====== Supplied entries ======

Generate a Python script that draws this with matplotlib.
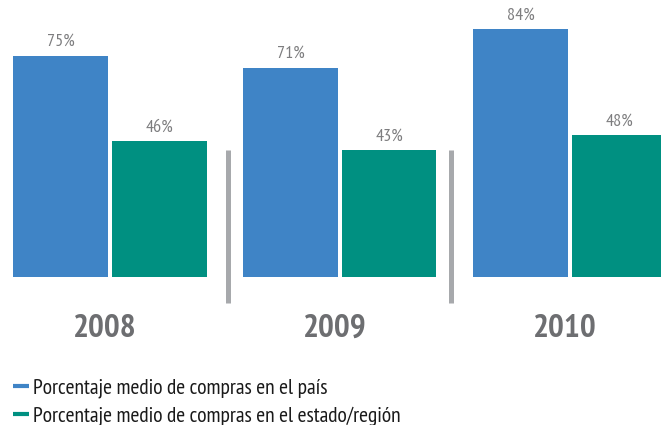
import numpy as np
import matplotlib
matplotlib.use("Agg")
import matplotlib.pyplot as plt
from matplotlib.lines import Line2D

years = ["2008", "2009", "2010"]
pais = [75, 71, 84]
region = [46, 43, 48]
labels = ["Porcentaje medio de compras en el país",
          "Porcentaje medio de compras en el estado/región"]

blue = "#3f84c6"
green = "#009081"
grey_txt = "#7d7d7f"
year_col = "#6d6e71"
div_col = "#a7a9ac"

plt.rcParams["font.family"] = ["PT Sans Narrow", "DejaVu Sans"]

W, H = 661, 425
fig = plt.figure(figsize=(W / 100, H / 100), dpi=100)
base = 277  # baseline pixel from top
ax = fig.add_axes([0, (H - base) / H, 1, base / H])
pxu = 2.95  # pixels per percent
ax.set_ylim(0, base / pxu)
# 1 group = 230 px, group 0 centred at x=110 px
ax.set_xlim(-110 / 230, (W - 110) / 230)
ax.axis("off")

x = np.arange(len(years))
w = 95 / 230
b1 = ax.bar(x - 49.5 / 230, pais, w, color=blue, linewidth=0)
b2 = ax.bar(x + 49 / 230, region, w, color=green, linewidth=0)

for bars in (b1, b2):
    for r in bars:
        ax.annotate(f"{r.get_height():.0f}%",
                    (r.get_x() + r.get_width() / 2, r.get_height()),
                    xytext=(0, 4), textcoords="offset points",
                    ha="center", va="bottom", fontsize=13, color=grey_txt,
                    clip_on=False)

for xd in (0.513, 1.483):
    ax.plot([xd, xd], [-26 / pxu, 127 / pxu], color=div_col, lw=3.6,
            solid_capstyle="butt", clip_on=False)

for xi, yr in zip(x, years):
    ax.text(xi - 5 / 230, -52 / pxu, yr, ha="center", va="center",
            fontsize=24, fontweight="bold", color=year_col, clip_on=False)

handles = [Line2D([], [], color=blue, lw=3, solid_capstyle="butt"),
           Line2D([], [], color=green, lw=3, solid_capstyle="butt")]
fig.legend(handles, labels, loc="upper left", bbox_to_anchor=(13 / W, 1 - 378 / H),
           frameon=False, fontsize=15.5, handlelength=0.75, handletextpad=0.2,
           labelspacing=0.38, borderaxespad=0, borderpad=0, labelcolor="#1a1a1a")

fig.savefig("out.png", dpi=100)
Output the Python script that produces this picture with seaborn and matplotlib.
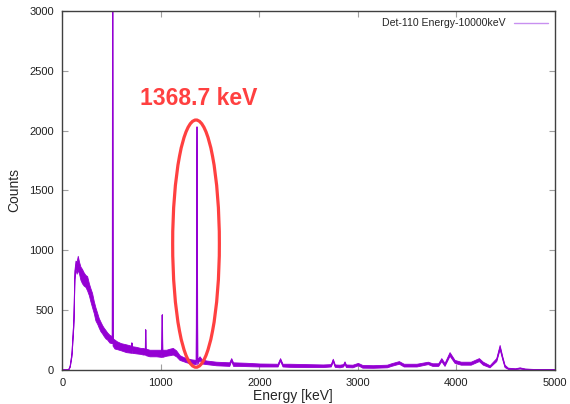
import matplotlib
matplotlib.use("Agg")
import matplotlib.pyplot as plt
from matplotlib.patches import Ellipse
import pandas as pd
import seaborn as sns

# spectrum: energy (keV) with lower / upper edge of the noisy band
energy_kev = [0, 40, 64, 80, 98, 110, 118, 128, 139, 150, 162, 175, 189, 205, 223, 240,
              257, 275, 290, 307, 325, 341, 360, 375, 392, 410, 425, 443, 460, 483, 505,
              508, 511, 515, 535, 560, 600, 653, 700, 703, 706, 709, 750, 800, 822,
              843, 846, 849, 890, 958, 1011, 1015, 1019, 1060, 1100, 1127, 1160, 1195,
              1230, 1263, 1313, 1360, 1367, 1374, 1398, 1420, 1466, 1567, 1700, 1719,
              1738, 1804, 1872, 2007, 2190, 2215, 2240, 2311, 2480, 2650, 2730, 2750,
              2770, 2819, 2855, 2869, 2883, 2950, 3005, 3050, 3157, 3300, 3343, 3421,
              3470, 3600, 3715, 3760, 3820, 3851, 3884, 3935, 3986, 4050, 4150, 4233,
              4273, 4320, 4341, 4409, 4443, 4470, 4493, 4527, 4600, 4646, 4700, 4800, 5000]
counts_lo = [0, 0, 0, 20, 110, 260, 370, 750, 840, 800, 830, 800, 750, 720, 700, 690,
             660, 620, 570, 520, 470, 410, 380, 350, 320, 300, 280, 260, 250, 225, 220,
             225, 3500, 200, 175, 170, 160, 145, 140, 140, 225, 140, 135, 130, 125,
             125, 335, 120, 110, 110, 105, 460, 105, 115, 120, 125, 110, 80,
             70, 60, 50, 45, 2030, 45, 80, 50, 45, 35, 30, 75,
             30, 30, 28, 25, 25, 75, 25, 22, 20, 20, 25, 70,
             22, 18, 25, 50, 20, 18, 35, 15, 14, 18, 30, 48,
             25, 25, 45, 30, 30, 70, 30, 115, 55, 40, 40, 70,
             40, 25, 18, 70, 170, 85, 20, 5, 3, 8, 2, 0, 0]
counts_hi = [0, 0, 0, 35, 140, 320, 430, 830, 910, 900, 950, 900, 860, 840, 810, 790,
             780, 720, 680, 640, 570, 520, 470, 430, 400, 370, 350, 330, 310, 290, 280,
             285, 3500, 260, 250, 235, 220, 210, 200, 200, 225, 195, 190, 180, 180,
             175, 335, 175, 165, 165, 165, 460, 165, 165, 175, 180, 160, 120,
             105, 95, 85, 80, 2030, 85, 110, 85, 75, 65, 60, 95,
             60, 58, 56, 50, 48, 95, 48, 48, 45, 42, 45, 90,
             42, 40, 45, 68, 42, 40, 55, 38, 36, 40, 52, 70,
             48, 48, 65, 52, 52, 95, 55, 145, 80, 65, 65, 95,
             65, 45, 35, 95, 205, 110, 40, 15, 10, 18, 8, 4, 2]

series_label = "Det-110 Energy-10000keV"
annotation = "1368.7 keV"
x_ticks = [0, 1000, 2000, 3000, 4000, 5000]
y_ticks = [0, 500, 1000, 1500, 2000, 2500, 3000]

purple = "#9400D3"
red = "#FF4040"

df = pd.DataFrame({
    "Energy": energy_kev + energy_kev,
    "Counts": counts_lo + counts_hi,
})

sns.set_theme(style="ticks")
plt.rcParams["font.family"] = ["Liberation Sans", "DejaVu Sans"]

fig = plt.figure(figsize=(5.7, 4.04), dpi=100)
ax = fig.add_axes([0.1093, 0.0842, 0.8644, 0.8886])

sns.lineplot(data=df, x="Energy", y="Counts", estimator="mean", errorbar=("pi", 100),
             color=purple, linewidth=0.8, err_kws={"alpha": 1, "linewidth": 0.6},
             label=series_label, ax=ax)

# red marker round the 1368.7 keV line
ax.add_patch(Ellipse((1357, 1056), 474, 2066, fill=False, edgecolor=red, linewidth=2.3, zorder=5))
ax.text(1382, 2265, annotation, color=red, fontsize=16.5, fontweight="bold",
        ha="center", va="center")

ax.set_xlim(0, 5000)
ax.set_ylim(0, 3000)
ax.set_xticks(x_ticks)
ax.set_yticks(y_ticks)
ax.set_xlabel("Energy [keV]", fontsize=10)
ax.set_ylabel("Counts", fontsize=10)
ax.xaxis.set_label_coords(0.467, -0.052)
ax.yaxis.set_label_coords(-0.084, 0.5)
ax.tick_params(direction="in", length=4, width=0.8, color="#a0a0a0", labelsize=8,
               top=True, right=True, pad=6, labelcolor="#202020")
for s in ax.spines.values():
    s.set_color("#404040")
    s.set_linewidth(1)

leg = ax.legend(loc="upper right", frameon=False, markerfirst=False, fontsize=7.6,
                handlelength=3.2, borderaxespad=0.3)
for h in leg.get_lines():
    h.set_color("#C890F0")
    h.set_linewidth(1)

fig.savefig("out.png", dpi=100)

======

What this task involves:
Gather from the entries above all lines that include the string "seaborn".

Answer to the exercise:
Output the Python script that produces this picture with seaborn and matplotlib.
import seaborn as sns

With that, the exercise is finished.